Wissenschaftler sind sich nicht ganz sicher, seit wann der Mensch in der Lage ist zu sprechen. Bis zu 1,8 Millionen Jahre könnten die Anfänge zurückliegen. Kulturhistorisch kann man daraus schliessen: Sprache hat nicht nur die Aufgabe, Informationen zu überbringen. Ohne eine präzise und nuancierte Sprache sind sowohl die Entwicklung als auch der Erhalt jeglicher Zivilisation völlig unmöglich. Und selbst wenn man auf der wörtlichen Ebene genau versteht, was das Gegenüber sagt, gibt es immer noch die Ebene „zwischen den Zeilen“.

Der deutsche Psychologe Friedemann Schultz von Thun unterscheidet gar „vier Ohren einer Botschaft“. Demnach kann man jede Aussage auf der Sachebene, der Beziehungsebene, der Selbstoffenbarungsebene oder der Appellebene verstehen. Ebenso kann jeder, der sich äussert, diese vier Ebenen in seiner Aussage verpacken. Dies ist nur ein kleiner Einblick in die Komplexität menschlicher Kommunikation.

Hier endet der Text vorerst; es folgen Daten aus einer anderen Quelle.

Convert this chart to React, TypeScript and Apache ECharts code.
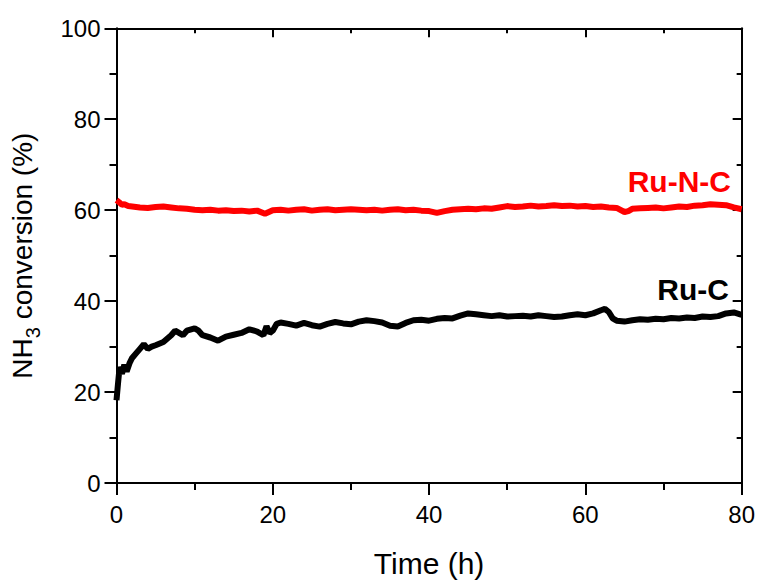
import React, { useEffect, useRef } from "react";
import * as echarts from "echarts";

const FONT = "'Liberation Sans', Arial, sans-serif";

const xTicks = [0, 20, 40, 60, 80];
const yTicks = [0, 20, 40, 60, 80, 100];

const ruCTime = [0, 0.2, 0.4, 0.7, 1.0, 1.3, 1.7, 2.0, 2.5, 3, 3.5, 4, 4.5, 5, 6, 7, 7.5, 8, 8.5, 9, 10, 10.5, 11, 12, 13, 14, 15, 16, 17, 18, 18.8, 19.2, 19.6, 20, 20.5, 21, 22, 23, 24, 25, 26, 27, 28, 29, 30, 31, 32, 33, 34, 35, 36, 37, 38, 39, 40, 41, 42, 43, 44, 45, 46, 47, 48, 49, 50, 51, 52, 53, 54, 55, 56, 57, 58, 59, 60, 61, 62, 62.5, 63, 63.5, 64, 65, 66, 67, 68, 69, 70, 71, 72, 73, 74, 75, 76, 77, 78, 79, 80];
const ruCValues = [18.2, 22, 25.5, 24, 26, 24.5, 26.5, 27.5, 28.5, 29.5, 30.5, 29.5, 30, 30.3, 31, 32.5, 33.5, 33, 32.5, 33.5, 34, 33.5, 32.5, 32, 31.3, 32.2, 32.6, 33, 33.8, 33.3, 32.5, 34.5, 33, 33.5, 35, 35.3, 35, 34.6, 35.2, 34.7, 34.4, 35, 35.4, 35.1, 34.9, 35.5, 35.8, 35.6, 35.3, 34.6, 34.4, 35.2, 35.8, 35.9, 35.7, 36.1, 36.3, 36.2, 36.8, 37.3, 37.1, 36.9, 36.7, 36.9, 36.6, 36.7, 36.8, 36.6, 36.9, 36.7, 36.5, 36.6, 36.9, 37.1, 36.9, 37.3, 38, 38.3, 37.6, 36.2, 35.7, 35.5, 35.8, 36, 35.9, 36.1, 36, 36.3, 36.2, 36.4, 36.3, 36.6, 36.5, 36.7, 37.3, 37.5, 37];

const ruNCTime = [0, 0.3, 0.7, 1, 1.5, 2, 3, 4, 5, 6, 7, 8, 9, 10, 11, 12, 13, 14, 15, 16, 17, 18, 19, 19.5, 20, 21, 22, 23, 24, 25, 26, 27, 28, 29, 30, 31, 32, 33, 34, 35, 36, 37, 38, 39, 40, 41, 42, 43, 44, 45, 46, 47, 48, 49, 50, 51, 52, 53, 54, 55, 56, 57, 58, 59, 60, 61, 62, 63, 64, 65, 65.5, 66, 67, 68, 69, 70, 71, 72, 73, 74, 75, 76, 77, 78, 79, 80];
const ruNCValues = [62.2, 61.8, 61.2, 61.3, 60.9, 60.8, 60.6, 60.5, 60.7, 60.8, 60.6, 60.4, 60.3, 60.1, 60, 60.1, 59.9, 60, 59.8, 59.9, 59.7, 59.9, 59.2, 59.6, 60, 60.1, 59.9, 60.1, 60.2, 59.9, 60.1, 60.2, 60, 60.1, 60.2, 60.1, 60, 60.1, 59.9, 60.1, 60.2, 60, 60.1, 59.9, 59.8, 59.4, 59.8, 60.1, 60.2, 60.3, 60.2, 60.4, 60.3, 60.6, 60.9, 60.7, 60.8, 61, 60.8, 60.9, 61.1, 60.9, 61, 60.8, 60.9, 60.7, 60.8, 60.6, 60.5, 59.6, 59.8, 60.3, 60.4, 60.5, 60.6, 60.4, 60.6, 60.8, 60.7, 61, 61.1, 61.3, 61.2, 61.1, 60.6, 60.2];

const seriesNames = ["Ru-C", "Ru-N-C"];
const seriesColors = ["#000000", "#ff0000"];

export default function App() {
  const ref = useRef<HTMLDivElement>(null);
  useEffect(() => {
    if (!ref.current) return;
    const chart = echarts.init(ref.current, null, { renderer: "svg" });
    const axisLine = { show: true, onZero: false, lineStyle: { color: "#000", width: 2 } };
    const common = {
      type: "value" as const,
      splitLine: { show: false },
      axisLine,
    };
    const xMin = xTicks[0];
    const xMax = xTicks[xTicks.length - 1];
    const yMin = yTicks[0];
    const yMax = yTicks[yTicks.length - 1];
    chart.setOption({
      animation: false,
      backgroundColor: "#ffffff",
      grid: { left: 116.5, right: 15.5, top: 28.3, bottom: 92.3, containLabel: false },
      xAxis: [
        {
          ...common,
          position: "bottom",
          min: xMin,
          max: xMax,
          interval: 20,
          axisTick: { show: true, inside: false, length: 12, lineStyle: { color: "#000", width: 2 } },
          minorTick: { show: true, splitNumber: 2, length: 7, lineStyle: { color: "#000", width: 2 } },
          axisLabel: { show: true, fontSize: 24, color: "#000", fontFamily: FONT, margin: 19 },
          name: "Time (h)",
          nameLocation: "middle",
          nameGap: 65,
          nameTextStyle: { fontSize: 30, color: "#000", fontFamily: FONT },
        },
        {
          ...common,
          position: "top",
          min: xMin,
          max: xMax,
          interval: 20,
          axisTick: { show: true, inside: true, length: 9, lineStyle: { color: "#000", width: 2 } },
          minorTick: { show: true, splitNumber: 2, length: 5, lineStyle: { color: "#000", width: 2 } },
          axisLabel: { show: false },
        },
      ],
      yAxis: [
        {
          ...common,
          position: "left",
          min: yMin,
          max: yMax,
          interval: 20,
          axisTick: { show: true, inside: false, length: 12, lineStyle: { color: "#000", width: 2 } },
          minorTick: { show: true, splitNumber: 2, length: 7, lineStyle: { color: "#000", width: 2 } },
          axisLabel: { show: true, fontSize: 24, color: "#000", fontFamily: FONT, margin: 16 },
          name: "{n|NH}{s|3}{n| conversion (%)}",
          nameLocation: "middle",
          nameGap: 74,
          nameRotate: 90,
          nameTextStyle: {
            color: "#000",
            fontFamily: FONT,
            fontSize: 28,
            rich: {
              n: { fontSize: 28, fontFamily: FONT, color: "#000", lineHeight: 40, verticalAlign: "middle" },
              s: { fontSize: 20, fontFamily: FONT, color: "#000", lineHeight: 40, verticalAlign: "bottom" },
            },
          },
        },
        {
          ...common,
          position: "right",
          min: yMin,
          max: yMax,
          interval: 20,
          axisTick: { show: true, inside: true, length: 9, lineStyle: { color: "#000", width: 2 } },
          minorTick: { show: true, splitNumber: 2, length: 5, lineStyle: { color: "#000", width: 2 } },
          axisLabel: { show: false },
        },
      ],
      series: [
        {
          name: seriesNames[0],
          type: "line",
          xAxisIndex: 0,
          yAxisIndex: 0,
          data: ruCTime.map((t, i) => [t, ruCValues[i]]),
          showSymbol: false,
          symbol: "none",
          lineStyle: { color: seriesColors[0], width: 6 },
          z: 3,
        },
        {
          name: seriesNames[1],
          type: "line",
          xAxisIndex: 0,
          yAxisIndex: 0,
          data: ruNCTime.map((t, i) => [t, ruNCValues[i]]),
          showSymbol: false,
          symbol: "none",
          lineStyle: { color: seriesColors[1], width: 6 },
          z: 3,
        },
      ],
      graphic: [
        {
          type: "text",
          x: 731,
          y: 181,
          style: {
            text: seriesNames[1],
            fill: seriesColors[1],
            font: `bold 30px ${FONT}`,
            textAlign: "right",
            textVerticalAlign: "middle",
          },
        },
        {
          type: "text",
          x: 729,
          y: 289,
          style: {
            text: seriesNames[0],
            fill: seriesColors[0],
            font: `bold 30px ${FONT}`,
            textAlign: "right",
            textVerticalAlign: "middle",
          },
        },
      ],
    });
    return () => chart.dispose();
  }, []);
  return (
    <div
      ref={ref}
      style={{ position: "fixed", left: 0, top: 0, width: 758, height: 583, background: "#fff" }}
    />
  );
}
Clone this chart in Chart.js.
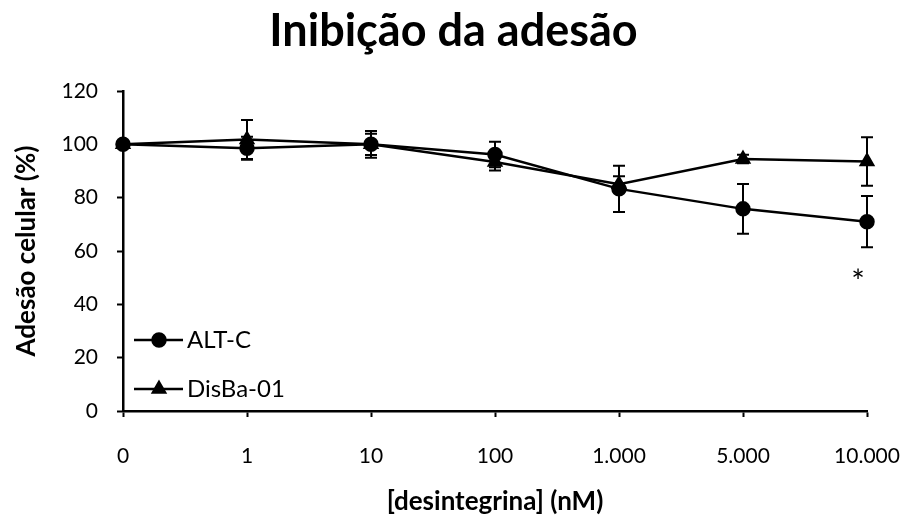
<!DOCTYPE html>
<html><head><meta charset="utf-8">
<script src="https://cdn.jsdelivr.net/npm/chart.js@4.4.0/dist/chart.umd.min.js"></script>
<style>html,body{margin:0;padding:0;background:#fff}#wrap{width:907px;height:519px;position:relative}</style>
</head><body><div id="wrap"><canvas id="c"></canvas></div>
<script>
const categories = ['0', '1', '10', '100', '1.000', '5.000', '10.000'];
const altcValues = [100, 98.5, 100, 96.2, 83.3, 75.8, 71.0];
const altcErrors = [0, 4.3, 5.0, 4.8, 8.7, 9.3, 9.6];
const disbaValues = [100, 101.8, 100, 93.4, 85.0, 94.5, 93.6];
const disbaErrors = [0, 7.3, 4.0, 3.2, 3.0, 1.6, 9.1];
const yTickValues = [0, 20, 40, 60, 80, 100, 120];
const significanceMarks = [null, null, null, null, null, null, '*'];
const significanceLevel = [null, null, null, null, null, null, 51];

const FONT = 'Lato, "Open Sans", sans-serif';

const errorBars = {
  id: 'errorBars',
  afterDatasetsDraw(chart) {
    const ctx = chart.ctx, ys = chart.scales.y;
    chart.data.datasets.forEach((ds, i) => {
      const meta = chart.getDatasetMeta(i);
      (ds.errors || []).forEach((e, j) => {
        if (!e) return;
        const pt = meta.data[j];
        const x = pt.x;
        const top = ys.getPixelForValue(ds.data[j] + e);
        const bot = ys.getPixelForValue(ds.data[j] - e);
        ctx.save();
        ctx.strokeStyle = '#000';
        ctx.lineWidth = 2;
        ctx.beginPath();
        ctx.moveTo(x, top); ctx.lineTo(x, bot);
        ctx.moveTo(x - 6, top); ctx.lineTo(x + 6, top);
        ctx.moveTo(x - 6, bot); ctx.lineTo(x + 6, bot);
        ctx.stroke();
        ctx.restore();
      });
    });
    // significance asterisks
    const xs = chart.scales.x;
    ctx.save();
    ctx.fillStyle = '#000';
    ctx.font = '32px ' + FONT;
    ctx.textAlign = 'center';
    ctx.textBaseline = 'middle';
    significanceMarks.forEach((m, j) => {
      if (!m) return;
      ctx.fillText(m, xs.getPixelForValue(j) - 9, ys.getPixelForValue(significanceLevel[j]) + 8);
    });
    ctx.restore();
  }
};

const insideLegend = {
  id: 'insideLegend',
  afterDraw(chart) {
    const ctx = chart.ctx, a = chart.chartArea;
    const rows = [a.bottom - 71, a.bottom - 22];
    chart.data.datasets.forEach((ds, i) => {
      const y = rows[i];
      const x0 = a.left + 11, x1 = a.left + 60, xm = a.left + 36;
      ctx.save();
      ctx.strokeStyle = '#000';
      ctx.lineWidth = ds.borderWidth;
      ctx.beginPath(); ctx.moveTo(x0, y); ctx.lineTo(x1, y); ctx.stroke();
      Chart.helpers.drawPoint(ctx, {pointStyle: ds.pointStyle, radius: ds.pointRadius, borderWidth: 1}, xm, y);
      ctx.fillStyle = '#000';
      ctx.fill();
      ctx.font = '24px ' + FONT;
      ctx.textAlign = 'left';
      ctx.textBaseline = 'middle';
      ctx.fillText(ds.label, a.left + 64, y);
      ctx.restore();
    });
  }
};

new Chart(document.getElementById('c'), {
  type: 'line',
  data: {
    labels: categories,
    datasets: [
      {label: 'ALT-C', data: altcValues, errors: altcErrors, borderColor: '#000', backgroundColor: '#000',
       borderWidth: 2.5, pointStyle: 'circle', pointRadius: 6.5, pointBackgroundColor: '#000', pointBorderColor: '#000',
       tension: 0, clip: false},
      {label: 'DisBa-01', data: disbaValues, errors: disbaErrors, borderColor: '#000', backgroundColor: '#000',
       borderWidth: 2.5, pointStyle: 'triangle', pointRadius: 7, pointBackgroundColor: '#000', pointBorderColor: '#000',
       tension: 0, clip: false}
    ]
  },
  options: {
    responsive: true,
    maintainAspectRatio: false,
    animation: false,
    layout: {padding: {left: 0, right: 0, top: 0, bottom: 0}},
    plugins: {
      legend: {display: false},
      tooltip: {enabled: false},
      title: {display: true, text: 'Inibição da adesão', color: '#000',
        font: {family: FONT, size: 45, weight: 'bold'}, padding: {top: 4, bottom: 33}}
    },
    scales: {
      x: {
        type: 'category', offset: false,
        ticks: {color: '#000', font: {family: FONT, size: 21}, padding: 27, maxRotation: 0, autoSkip: false},
        grid: {drawOnChartArea: false, drawTicks: true, tickLength: 6, tickColor: '#000', tickWidth: 2},
        border: {color: '#000', width: 2.5},
        title: {display: true, text: '[desintegrina] (nM)', color: '#000',
          font: {family: FONT, size: 26, weight: 'bold'}, padding: {top: 0, bottom: 2}},
        afterFit(s) { s.height = 108; s.paddingLeft = 0; s.paddingRight = 40; }
      },
      y: {
        min: 0, max: 120,
        afterBuildTicks(s) { s.ticks = yTickValues.map(v => ({value: v})); },
        ticks: {color: '#000', font: {family: FONT, size: 21}, padding: 19},
        grid: {drawOnChartArea: false, drawTicks: true, tickLength: 6, tickColor: '#000', tickWidth: 2},
        border: {color: '#000', width: 2.5},
        title: {display: true, text: 'Adesão celular (%)', color: '#000',
          font: {family: FONT, size: 26, weight: 'bold'}, padding: {top: 11, bottom: 0}},
        afterFit(s) { s.width = 123; }
      }
    }
  },
  plugins: [errorBars, insideLegend]
});
</script>
</body></html>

Er lässt jedoch erahnen, was unserer Kultur droht, wenn sich in der nächsten Generation derartige Defizite ausbreiten, wie sie die KKH aufdeckt.

Fehlen uns die Worte?

Was also kann man tun, um möglichst schon im Vorhinein Abhilfe zu schaffen? Nun, ein Blick auf die von der KKH genannten, oben aufgelisteten Ursachen zeigt Handlungsfelder auf. Regelmässige, intensive Gespräche in der Familie helfen ebenso wie die Begrenzung der Bildschirmzeit. Wird es deutlich, dass ein Kind in der Sprachentwicklung zurückbleibt, ist ein Besuch beim Kinderarzt angezeigt.

KKH-Expertin Vijitha Sanjivkumar fasst zusammen: „Nutzen Sie jede Gelegenheit, um die Sprachentwicklung Ihres Kindes anzuregen, lesen Sie je nach Alter Geschichten vor, fördern Sie das Sprechen über Handpuppen oder Rollenspiele, singen Sie gemeinsam, begleiten Sie Ihr Kind beim Medienkonsum und reden Sie über gemeinsame Erlebnisse, Gedanken und Gefühle. Seien Sie geduldig und hören Sie aufmerksam zu, wann immer sich Ihr Nachwuchs mitteilen möchte.“

Mit diesen Mitteln kann wohl jedes Elternpaar dafür sorgen, dass Kinderworte etwas bleiben, worüber man liebevoll schmunzelt, und kein Anlass zur Besorgnis werden. Doch wenn der Trend weiter bergab geht, sind die gesellschaftlichen Aussichten ziemlich düster – oder sollte man lieber sagen „bajacka“?